What you will do - Restate all the material verbatim, except for the pictures.
--- begin Information supplied ---
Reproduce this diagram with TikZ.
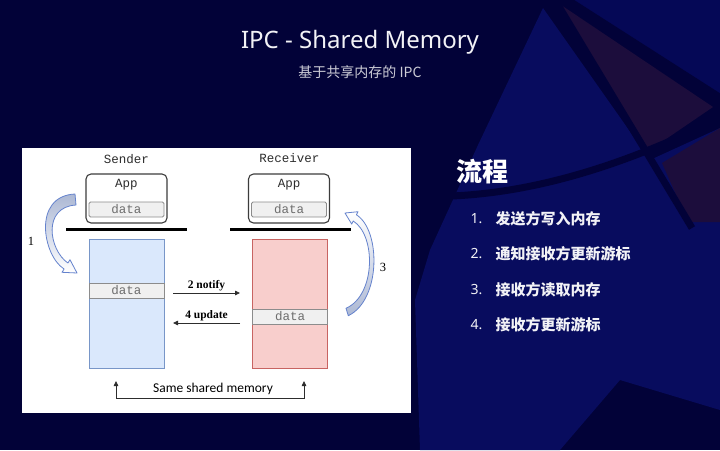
\documentclass[tikz,border=0pt]{standalone}
\usepackage{fontspec}
\setmainfont{Noto Sans}
\newfontfamily\cjkfont{Noto Sans CJK SC}
\newfontfamily\codefont{Liberation Mono}
\newfontfamily\numfont{Liberation Serif}
\newfontfamily\capfont{Carlito}
\usetikzlibrary{shapes, arrows.meta, positioning, calc}

\begin{document}
\begin{tikzpicture}[
    x=1pt, y=-1pt,
    >={Triangle[length=5pt, width=4.5pt]},
    % Define colors
    /utils/exec={
        \definecolor{ipcNavy}{RGB}{2, 2, 56}
        \definecolor{ipcBlue}{RGB}{8, 12, 94}
        \definecolor{ipcDeep}{RGB}{5, 8, 86}
        \definecolor{ipcMaroon}{RGB}{28, 13, 60}
        \definecolor{ipcTitle}{RGB}{242, 242, 246}
        \definecolor{ipcSub}{RGB}{205, 205, 215}
        \definecolor{ipcText}{RGB}{45, 45, 45}
        \definecolor{ipcEdge}{RGB}{60, 60, 60}
        \definecolor{ipcDataFill}{RGB}{240, 240, 240}
        \definecolor{ipcDataEdge}{RGB}{140, 140, 140}
        \definecolor{ipcDataText}{RGB}{110, 110, 110}
        \definecolor{memBlue}{RGB}{218, 232, 252}
        \definecolor{memBlueLine}{RGB}{120, 150, 200}
        \definecolor{memRed}{RGB}{248, 206, 204}
        \definecolor{memRedLine}{RGB}{200, 100, 98}
        \definecolor{bendLine}{RGB}{100, 130, 205}
        \definecolor{bendFill}{RGB}{172, 184, 212}
    },
    % Node Styles
    panel/.style={fill=white, minimum width=389pt, minimum height=265pt, inner sep=0pt},
    appbox/.style={
        draw=ipcEdge, fill=white, line width=1.1pt, rounded corners=5pt,
        minimum width=81pt, minimum height=49pt, inner sep=0pt
    },
    codetext/.style={font=\codefont\fontsize{12.5}{12.5}\selectfont, text=ipcText, inner sep=0pt},
    databox/.style={
        draw=ipcDataEdge, fill=ipcDataFill, line width=0.8pt,
        minimum width=75pt, minimum height=15pt, inner sep=0pt,
        font=\codefont\fontsize{12.5}{12.5}\selectfont, text=ipcDataText
    },
    memcol/.style={line width=0.9pt, minimum width=75pt, minimum height=129pt, inner sep=0pt},
    shelf/.style={fill=black, minimum width=121pt, minimum height=3pt, inner sep=0pt},
    msg/.style={->, line width=0.8pt, ipcText},
    msgLabel/.style={font=\numfont\bfseries\fontsize{11.5}{11.5}\selectfont, text=black, inner sep=1.5pt},
    stepNum/.style={font=\bfseries\fontsize{14}{14}\selectfont, text=ipcTitle, anchor=west},
    stepText/.style={font=\cjkfont\bfseries\fontsize{15}{15}\selectfont, text=ipcTitle, anchor=west},
    bendArrow/.style={draw=bendLine, line width=0.8pt, line join=round},
    seam/.style={draw=ipcNavy, line width=7pt}
]

\useasboundingbox (0,0) rectangle (720,450);

% =================================================================
% BACKDROP
% =================================================================
\fill[ipcNavy] (0,0) rectangle (720,450);
\fill[ipcBlue] (543,8) -- (650,160) -- (720,128) -- (720,410) -- (620,380)
    -- (560,450) -- (420,450) -- (415,300) -- (430,250) -- (478,145) -- cycle;
\fill[ipcDeep] (563,0) -- (720,0) -- (720,100) -- cycle;
\fill[ipcMaroon] (558,3) -- (713,107) -- (647,152) -- cycle;
\fill[ipcMaroon] (662,163) -- (720,128) -- (720,222) -- (688,222) -- cycle;
\draw[seam] (552,-5) -- (692,228);
\draw[seam] (563,-3) -- (724,100);
\draw[seam] (411,196) .. controls (500,200) and (600,178) .. (724,116);

% =================================================================
% TITLE
% =================================================================
\node[font=\fontsize{24}{24}\selectfont, text=ipcTitle] (title) at (360,42) {IPC - Shared Memory};
\node[font=\cjkfont\fontsize{14}{14}\selectfont, text=ipcSub] (subtitle) at (360,72) {基于共享内存的 IPC};

% =================================================================
% LEFT SIDE: DIAGRAM
% =================================================================
\node[panel] (diagramPanel) at (216.5,280.5) {};

% --- Sender ---
\node[codetext] (senderLbl) at (126.5,159) {Sender};
\node[appbox] (senderApp) at (126.5,198.5) {};
\node[codetext, below=6pt of senderApp.north] (senderAppLbl) {App};
\node[databox, rounded corners=1.5pt] (senderAppData) at (126.5,209.5) {data};
\node[shelf] (senderShelf) at (126.5,229) {};
\node[memcol, fill=memBlue, draw=memBlueLine] (senderMem) at (126.5,303.5) {};
\node[databox] (senderMemData) at (126.5,290.5) {data};

% --- Receiver ---
\node[codetext] (receiverLbl) at (289.5,158) {Receiver};
\node[appbox] (receiverApp) at (289,198.5) {};
\node[codetext, below=6pt of receiverApp.north] (receiverAppLbl) {App};
\node[databox, rounded corners=1.5pt] (receiverAppData) at (289,209.5) {data};
\node[shelf] (receiverShelf) at (290,229) {};
\node[memcol, fill=memRed, draw=memRedLine] (receiverMem) at (290,303.5) {};
\node[databox] (receiverMemData) at (290,316.5) {data};

% --- Notify / update ---
\coordinate (notifyFrom) at (173,293);
\coordinate (notifyTo) at (240,293);
\draw[msg] (notifyFrom) -- node[msgLabel, above] (notifyLbl) {2 notify} (notifyTo);

\coordinate (updateFrom) at (240,323);
\coordinate (updateTo) at (173,323);
\draw[msg] (updateFrom) -- node[msgLabel, above] (updateLbl) {4 update} (updateTo);

% --- Step 1: write (curved arrow) ---
\draw[bendArrow, top color=bendFill, bottom color=white]
    (75,194) .. controls (32,196) and (43,256) .. (64.1,269) -- (62,272.3) -- (77,273)
    -- (70,259.7) -- (67.9,263) .. controls (49,250) and (42,207) .. (76,205) -- cycle;
\node[font=\numfont\fontsize{12.5}{12.5}\selectfont] (stepOneLbl) at (31,241) {1};

% --- Step 3: read (curved arrow) ---
\draw[bendArrow, top color=white, bottom color=bendFill]
    (348.3,315.7) .. controls (381,300) and (381,230) .. (356.4,214.8) -- (358,211.7) -- (345,213)
    -- (351.7,224.1) -- (353.2,221) .. controls (376,235) and (376,295) .. (346,308.3) -- cycle;
\node[font=\numfont\fontsize{12.5}{12.5}\selectfont] (stepThreeLbl) at (383,267) {3};

% --- Same shared memory ---
\node[font=\capfont\fontsize{13.5}{13.5}\selectfont, text=black] (sameMemLbl) at (213,389) {Same shared memory};
\coordinate (sameTipL) at (116,381);
\coordinate (sameTipR) at (304,381);
\draw[msg, <->] (sameTipL) -- ++(0,17) -| (sameTipR);

% =================================================================
% RIGHT SIDE: STEPS
% =================================================================
\node[font=\cjkfont\bfseries\fontsize{26}{26}\selectfont, text=white, anchor=west] (flowTitle) at (453,172) {流程};

\node[stepNum] (numOne) at (467,219) {1.};
\node[stepText] (stepOne) at (492,219) {发送方写入内存};
\node[stepNum] (numTwo) at (467,254) {2.};
\node[stepText] (stepTwo) at (492,254) {通知接收方更新游标};
\node[stepNum] (numThree) at (467,290) {3.};
\node[stepText] (stepThree) at (492,290) {接收方读取内存};
\node[stepNum] (numFour) at (467,325) {4.};
\node[stepText] (stepFour) at (492,325) {接收方更新游标};

\end{tikzpicture}
\end{document}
--- end Information supplied ---
Response to this exercise -
Reproduce this diagram with TikZ.
\documentclass[tikz,border=0pt]{standalone}
\usepackage{fontspec}
\setmainfont{Noto Sans}
\newfontfamily\cjkfont{Noto Sans CJK SC}
\newfontfamily\codefont{Liberation Mono}
\newfontfamily\numfont{Liberation Serif}
\newfontfamily\capfont{Carlito}
\usetikzlibrary{shapes, arrows.meta, positioning, calc}

\begin{document}
\begin{tikzpicture}[
    x=1pt, y=-1pt,
    >={Triangle[length=5pt, width=4.5pt]},
    % Define colors
    /utils/exec={
        \definecolor{ipcNavy}{RGB}{2, 2, 56}
        \definecolor{ipcBlue}{RGB}{8, 12, 94}
        \definecolor{ipcDeep}{RGB}{5, 8, 86}
        \definecolor{ipcMaroon}{RGB}{28, 13, 60}
        \definecolor{ipcTitle}{RGB}{242, 242, 246}
        \definecolor{ipcSub}{RGB}{205, 205, 215}
        \definecolor{ipcText}{RGB}{45, 45, 45}
        \definecolor{ipcEdge}{RGB}{60, 60, 60}
        \definecolor{ipcDataFill}{RGB}{240, 240, 240}
        \definecolor{ipcDataEdge}{RGB}{140, 140, 140}
        \definecolor{ipcDataText}{RGB}{110, 110, 110}
        \definecolor{memBlue}{RGB}{218, 232, 252}
        \definecolor{memBlueLine}{RGB}{120, 150, 200}
        \definecolor{memRed}{RGB}{248, 206, 204}
        \definecolor{memRedLine}{RGB}{200, 100, 98}
        \definecolor{bendLine}{RGB}{100, 130, 205}
        \definecolor{bendFill}{RGB}{172, 184, 212}
    },
    % Node Styles
    panel/.style={fill=white, minimum width=389pt, minimum height=265pt, inner sep=0pt},
    appbox/.style={
        draw=ipcEdge, fill=white, line width=1.1pt, rounded corners=5pt,
        minimum width=81pt, minimum height=49pt, inner sep=0pt
    },
    codetext/.style={font=\codefont\fontsize{12.5}{12.5}\selectfont, text=ipcText, inner sep=0pt},
    databox/.style={
        draw=ipcDataEdge, fill=ipcDataFill, line width=0.8pt,
        minimum width=75pt, minimum height=15pt, inner sep=0pt,
        font=\codefont\fontsize{12.5}{12.5}\selectfont, text=ipcDataText
    },
    memcol/.style={line width=0.9pt, minimum width=75pt, minimum height=129pt, inner sep=0pt},
    shelf/.style={fill=black, minimum width=121pt, minimum height=3pt, inner sep=0pt},
    msg/.style={->, line width=0.8pt, ipcText},
    msgLabel/.style={font=\numfont\bfseries\fontsize{11.5}{11.5}\selectfont, text=black, inner sep=1.5pt},
    stepNum/.style={font=\bfseries\fontsize{14}{14}\selectfont, text=ipcTitle, anchor=west},
    stepText/.style={font=\cjkfont\bfseries\fontsize{15}{15}\selectfont, text=ipcTitle, anchor=west},
    bendArrow/.style={draw=bendLine, line width=0.8pt, line join=round},
    seam/.style={draw=ipcNavy, line width=7pt}
]

\useasboundingbox (0,0) rectangle (720,450);

% =================================================================
% BACKDROP
% =================================================================
\fill[ipcNavy] (0,0) rectangle (720,450);
\fill[ipcBlue] (543,8) -- (650,160) -- (720,128) -- (720,410) -- (620,380)
    -- (560,450) -- (420,450) -- (415,300) -- (430,250) -- (478,145) -- cycle;
\fill[ipcDeep] (563,0) -- (720,0) -- (720,100) -- cycle;
\fill[ipcMaroon] (558,3) -- (713,107) -- (647,152) -- cycle;
\fill[ipcMaroon] (662,163) -- (720,128) -- (720,222) -- (688,222) -- cycle;
\draw[seam] (552,-5) -- (692,228);
\draw[seam] (563,-3) -- (724,100);
\draw[seam] (411,196) .. controls (500,200) and (600,178) .. (724,116);

% =================================================================
% TITLE
% =================================================================
\node[font=\fontsize{24}{24}\selectfont, text=ipcTitle] (title) at (360,42) {IPC - Shared Memory};
\node[font=\cjkfont\fontsize{14}{14}\selectfont, text=ipcSub] (subtitle) at (360,72) {基于共享内存的 IPC};

% =================================================================
% LEFT SIDE: DIAGRAM
% =================================================================
\node[panel] (diagramPanel) at (216.5,280.5) {};

% --- Sender ---
\node[codetext] (senderLbl) at (126.5,159) {Sender};
\node[appbox] (senderApp) at (126.5,198.5) {};
\node[codetext, below=6pt of senderApp.north] (senderAppLbl) {App};
\node[databox, rounded corners=1.5pt] (senderAppData) at (126.5,209.5) {data};
\node[shelf] (senderShelf) at (126.5,229) {};
\node[memcol, fill=memBlue, draw=memBlueLine] (senderMem) at (126.5,303.5) {};
\node[databox] (senderMemData) at (126.5,290.5) {data};

% --- Receiver ---
\node[codetext] (receiverLbl) at (289.5,158) {Receiver};
\node[appbox] (receiverApp) at (289,198.5) {};
\node[codetext, below=6pt of receiverApp.north] (receiverAppLbl) {App};
\node[databox, rounded corners=1.5pt] (receiverAppData) at (289,209.5) {data};
\node[shelf] (receiverShelf) at (290,229) {};
\node[memcol, fill=memRed, draw=memRedLine] (receiverMem) at (290,303.5) {};
\node[databox] (receiverMemData) at (290,316.5) {data};

% --- Notify / update ---
\coordinate (notifyFrom) at (173,293);
\coordinate (notifyTo) at (240,293);
\draw[msg] (notifyFrom) -- node[msgLabel, above] (notifyLbl) {2 notify} (notifyTo);

\coordinate (updateFrom) at (240,323);
\coordinate (updateTo) at (173,323);
\draw[msg] (updateFrom) -- node[msgLabel, above] (updateLbl) {4 update} (updateTo);

% --- Step 1: write (curved arrow) ---
\draw[bendArrow, top color=bendFill, bottom color=white]
    (75,194) .. controls (32,196) and (43,256) .. (64.1,269) -- (62,272.3) -- (77,273)
    -- (70,259.7) -- (67.9,263) .. controls (49,250) and (42,207) .. (76,205) -- cycle;
\node[font=\numfont\fontsize{12.5}{12.5}\selectfont] (stepOneLbl) at (31,241) {1};

% --- Step 3: read (curved arrow) ---
\draw[bendArrow, top color=white, bottom color=bendFill]
    (348.3,315.7) .. controls (381,300) and (381,230) .. (356.4,214.8) -- (358,211.7) -- (345,213)
    -- (351.7,224.1) -- (353.2,221) .. controls (376,235) and (376,295) .. (346,308.3) -- cycle;
\node[font=\numfont\fontsize{12.5}{12.5}\selectfont] (stepThreeLbl) at (383,267) {3};

% --- Same shared memory ---
\node[font=\capfont\fontsize{13.5}{13.5}\selectfont, text=black] (sameMemLbl) at (213,389) {Same shared memory};
\coordinate (sameTipL) at (116,381);
\coordinate (sameTipR) at (304,381);
\draw[msg, <->] (sameTipL) -- ++(0,17) -| (sameTipR);

% =================================================================
% RIGHT SIDE: STEPS
% =================================================================
\node[font=\cjkfont\bfseries\fontsize{26}{26}\selectfont, text=white, anchor=west] (flowTitle) at (453,172) {流程};

\node[stepNum] (numOne) at (467,219) {1.};
\node[stepText] (stepOne) at (492,219) {发送方写入内存};
\node[stepNum] (numTwo) at (467,254) {2.};
\node[stepText] (stepTwo) at (492,254) {通知接收方更新游标};
\node[stepNum] (numThree) at (467,290) {3.};
\node[stepText] (stepThree) at (492,290) {接收方读取内存};
\node[stepNum] (numFour) at (467,325) {4.};
\node[stepText] (stepFour) at (492,325) {接收方更新游标};

\end{tikzpicture}
\end{document}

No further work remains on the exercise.